====== Given data

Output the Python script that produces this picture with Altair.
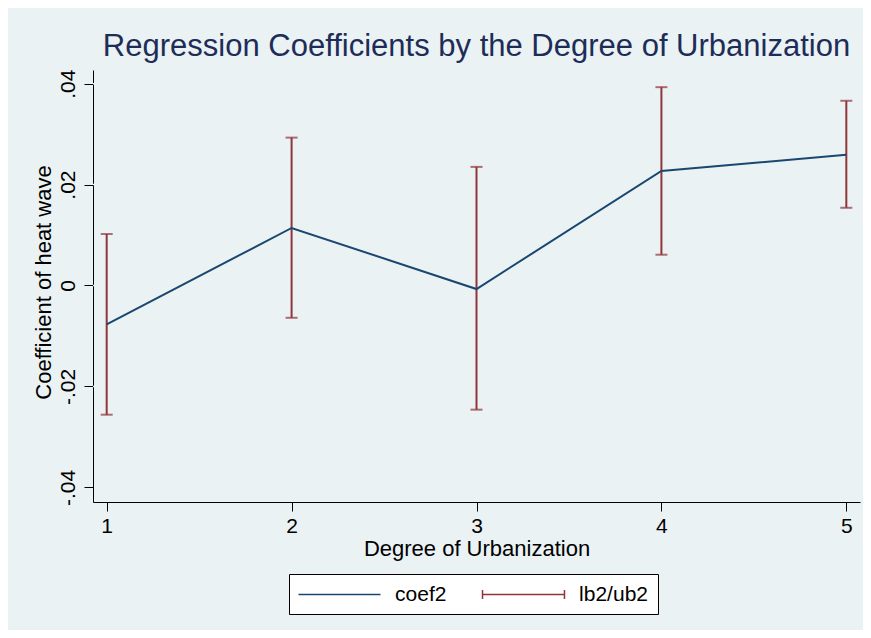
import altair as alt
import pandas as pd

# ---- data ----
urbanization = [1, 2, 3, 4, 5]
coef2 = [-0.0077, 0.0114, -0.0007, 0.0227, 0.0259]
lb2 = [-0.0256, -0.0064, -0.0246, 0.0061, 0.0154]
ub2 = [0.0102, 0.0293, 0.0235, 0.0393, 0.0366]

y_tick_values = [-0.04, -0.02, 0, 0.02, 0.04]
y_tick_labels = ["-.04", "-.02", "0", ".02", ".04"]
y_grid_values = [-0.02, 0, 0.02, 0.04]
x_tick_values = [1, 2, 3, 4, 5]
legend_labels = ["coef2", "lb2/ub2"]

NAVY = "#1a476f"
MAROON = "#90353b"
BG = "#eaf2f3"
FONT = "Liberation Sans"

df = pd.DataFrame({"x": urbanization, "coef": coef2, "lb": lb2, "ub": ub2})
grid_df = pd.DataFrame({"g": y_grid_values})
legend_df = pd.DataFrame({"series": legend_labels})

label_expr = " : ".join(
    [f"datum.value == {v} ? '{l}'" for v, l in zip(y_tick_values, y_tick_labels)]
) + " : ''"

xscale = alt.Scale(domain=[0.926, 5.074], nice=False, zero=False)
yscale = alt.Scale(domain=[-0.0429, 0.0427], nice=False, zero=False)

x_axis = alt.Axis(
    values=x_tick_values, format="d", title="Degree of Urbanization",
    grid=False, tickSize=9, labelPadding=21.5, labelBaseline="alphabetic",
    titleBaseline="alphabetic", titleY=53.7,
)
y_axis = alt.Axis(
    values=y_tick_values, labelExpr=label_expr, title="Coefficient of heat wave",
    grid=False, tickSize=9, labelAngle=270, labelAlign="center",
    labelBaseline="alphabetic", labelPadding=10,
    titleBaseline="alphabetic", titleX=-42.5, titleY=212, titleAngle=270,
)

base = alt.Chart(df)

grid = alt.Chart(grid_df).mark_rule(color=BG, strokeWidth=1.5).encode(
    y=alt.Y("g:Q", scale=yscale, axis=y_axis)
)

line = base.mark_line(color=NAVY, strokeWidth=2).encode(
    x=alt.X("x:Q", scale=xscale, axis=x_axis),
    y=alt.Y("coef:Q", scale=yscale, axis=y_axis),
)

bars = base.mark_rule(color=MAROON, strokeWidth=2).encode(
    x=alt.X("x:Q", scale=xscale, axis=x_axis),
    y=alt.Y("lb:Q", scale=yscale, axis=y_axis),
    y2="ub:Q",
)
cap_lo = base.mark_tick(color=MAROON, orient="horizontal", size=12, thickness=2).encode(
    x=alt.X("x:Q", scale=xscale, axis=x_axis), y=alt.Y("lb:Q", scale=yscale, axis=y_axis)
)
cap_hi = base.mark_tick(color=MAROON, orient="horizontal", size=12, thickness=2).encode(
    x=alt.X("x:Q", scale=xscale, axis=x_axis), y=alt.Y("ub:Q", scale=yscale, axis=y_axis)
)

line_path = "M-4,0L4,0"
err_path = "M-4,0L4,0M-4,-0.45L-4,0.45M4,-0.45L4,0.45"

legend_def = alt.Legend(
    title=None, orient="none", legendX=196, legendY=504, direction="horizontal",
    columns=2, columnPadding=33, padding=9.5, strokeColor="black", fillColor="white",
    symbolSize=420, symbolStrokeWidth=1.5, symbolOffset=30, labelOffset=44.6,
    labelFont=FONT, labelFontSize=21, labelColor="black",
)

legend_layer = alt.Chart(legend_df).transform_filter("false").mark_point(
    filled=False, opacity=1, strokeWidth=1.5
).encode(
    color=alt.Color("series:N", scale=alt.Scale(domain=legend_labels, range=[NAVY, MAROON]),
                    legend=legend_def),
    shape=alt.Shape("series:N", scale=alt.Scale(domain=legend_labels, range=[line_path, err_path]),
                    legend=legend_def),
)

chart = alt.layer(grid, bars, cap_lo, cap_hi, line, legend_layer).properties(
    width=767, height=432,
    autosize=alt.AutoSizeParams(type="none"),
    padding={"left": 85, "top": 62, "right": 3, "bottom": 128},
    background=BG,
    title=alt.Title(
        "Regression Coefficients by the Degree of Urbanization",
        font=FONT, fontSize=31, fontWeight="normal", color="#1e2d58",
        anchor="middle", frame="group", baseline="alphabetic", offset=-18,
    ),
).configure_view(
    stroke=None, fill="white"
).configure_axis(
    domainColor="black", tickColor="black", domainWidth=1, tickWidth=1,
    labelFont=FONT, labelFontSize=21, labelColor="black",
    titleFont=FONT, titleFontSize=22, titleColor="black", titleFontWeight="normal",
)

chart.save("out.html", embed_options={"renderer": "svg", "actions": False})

============

• What this task involves: Reproduce the whole listing exactly, but not the images in it.

• Answer for this exercise:
Output the Python script that produces this picture with Altair.
import altair as alt
import pandas as pd

# ---- data ----
urbanization = [1, 2, 3, 4, 5]
coef2 = [-0.0077, 0.0114, -0.0007, 0.0227, 0.0259]
lb2 = [-0.0256, -0.0064, -0.0246, 0.0061, 0.0154]
ub2 = [0.0102, 0.0293, 0.0235, 0.0393, 0.0366]

y_tick_values = [-0.04, -0.02, 0, 0.02, 0.04]
y_tick_labels = ["-.04", "-.02", "0", ".02", ".04"]
y_grid_values = [-0.02, 0, 0.02, 0.04]
x_tick_values = [1, 2, 3, 4, 5]
legend_labels = ["coef2", "lb2/ub2"]

NAVY = "#1a476f"
MAROON = "#90353b"
BG = "#eaf2f3"
FONT = "Liberation Sans"

df = pd.DataFrame({"x": urbanization, "coef": coef2, "lb": lb2, "ub": ub2})
grid_df = pd.DataFrame({"g": y_grid_values})
legend_df = pd.DataFrame({"series": legend_labels})

label_expr = " : ".join(
    [f"datum.value == {v} ? '{l}'" for v, l in zip(y_tick_values, y_tick_labels)]
) + " : ''"

xscale = alt.Scale(domain=[0.926, 5.074], nice=False, zero=False)
yscale = alt.Scale(domain=[-0.0429, 0.0427], nice=False, zero=False)

x_axis = alt.Axis(
    values=x_tick_values, format="d", title="Degree of Urbanization",
    grid=False, tickSize=9, labelPadding=21.5, labelBaseline="alphabetic",
    titleBaseline="alphabetic", titleY=53.7,
)
y_axis = alt.Axis(
    values=y_tick_values, labelExpr=label_expr, title="Coefficient of heat wave",
    grid=False, tickSize=9, labelAngle=270, labelAlign="center",
    labelBaseline="alphabetic", labelPadding=10,
    titleBaseline="alphabetic", titleX=-42.5, titleY=212, titleAngle=270,
)

base = alt.Chart(df)

grid = alt.Chart(grid_df).mark_rule(color=BG, strokeWidth=1.5).encode(
    y=alt.Y("g:Q", scale=yscale, axis=y_axis)
)

line = base.mark_line(color=NAVY, strokeWidth=2).encode(
    x=alt.X("x:Q", scale=xscale, axis=x_axis),
    y=alt.Y("coef:Q", scale=yscale, axis=y_axis),
)

bars = base.mark_rule(color=MAROON, strokeWidth=2).encode(
    x=alt.X("x:Q", scale=xscale, axis=x_axis),
    y=alt.Y("lb:Q", scale=yscale, axis=y_axis),
    y2="ub:Q",
)
cap_lo = base.mark_tick(color=MAROON, orient="horizontal", size=12, thickness=2).encode(
    x=alt.X("x:Q", scale=xscale, axis=x_axis), y=alt.Y("lb:Q", scale=yscale, axis=y_axis)
)
cap_hi = base.mark_tick(color=MAROON, orient="horizontal", size=12, thickness=2).encode(
    x=alt.X("x:Q", scale=xscale, axis=x_axis), y=alt.Y("ub:Q", scale=yscale, axis=y_axis)
)

line_path = "M-4,0L4,0"
err_path = "M-4,0L4,0M-4,-0.45L-4,0.45M4,-0.45L4,0.45"

legend_def = alt.Legend(
    title=None, orient="none", legendX=196, legendY=504, direction="horizontal",
    columns=2, columnPadding=33, padding=9.5, strokeColor="black", fillColor="white",
    symbolSize=420, symbolStrokeWidth=1.5, symbolOffset=30, labelOffset=44.6,
    labelFont=FONT, labelFontSize=21, labelColor="black",
)

legend_layer = alt.Chart(legend_df).transform_filter("false").mark_point(
    filled=False, opacity=1, strokeWidth=1.5
).encode(
    color=alt.Color("series:N", scale=alt.Scale(domain=legend_labels, range=[NAVY, MAROON]),
                    legend=legend_def),
    shape=alt.Shape("series:N", scale=alt.Scale(domain=legend_labels, range=[line_path, err_path]),
                    legend=legend_def),
)

chart = alt.layer(grid, bars, cap_lo, cap_hi, line, legend_layer).properties(
    width=767, height=432,
    autosize=alt.AutoSizeParams(type="none"),
    padding={"left": 85, "top": 62, "right": 3, "bottom": 128},
    background=BG,
    title=alt.Title(
        "Regression Coefficients by the Degree of Urbanization",
        font=FONT, fontSize=31, fontWeight="normal", color="#1e2d58",
        anchor="middle", frame="group", baseline="alphabetic", offset=-18,
    ),
).configure_view(
    stroke=None, fill="white"
).configure_axis(
    domainColor="black", tickColor="black", domainWidth=1, tickWidth=1,
    labelFont=FONT, labelFontSize=21, labelColor="black",
    titleFont=FONT, titleFontSize=22, titleColor="black", titleFontWeight="normal",
)

chart.save("out.html", embed_options={"renderer": "svg", "actions": False})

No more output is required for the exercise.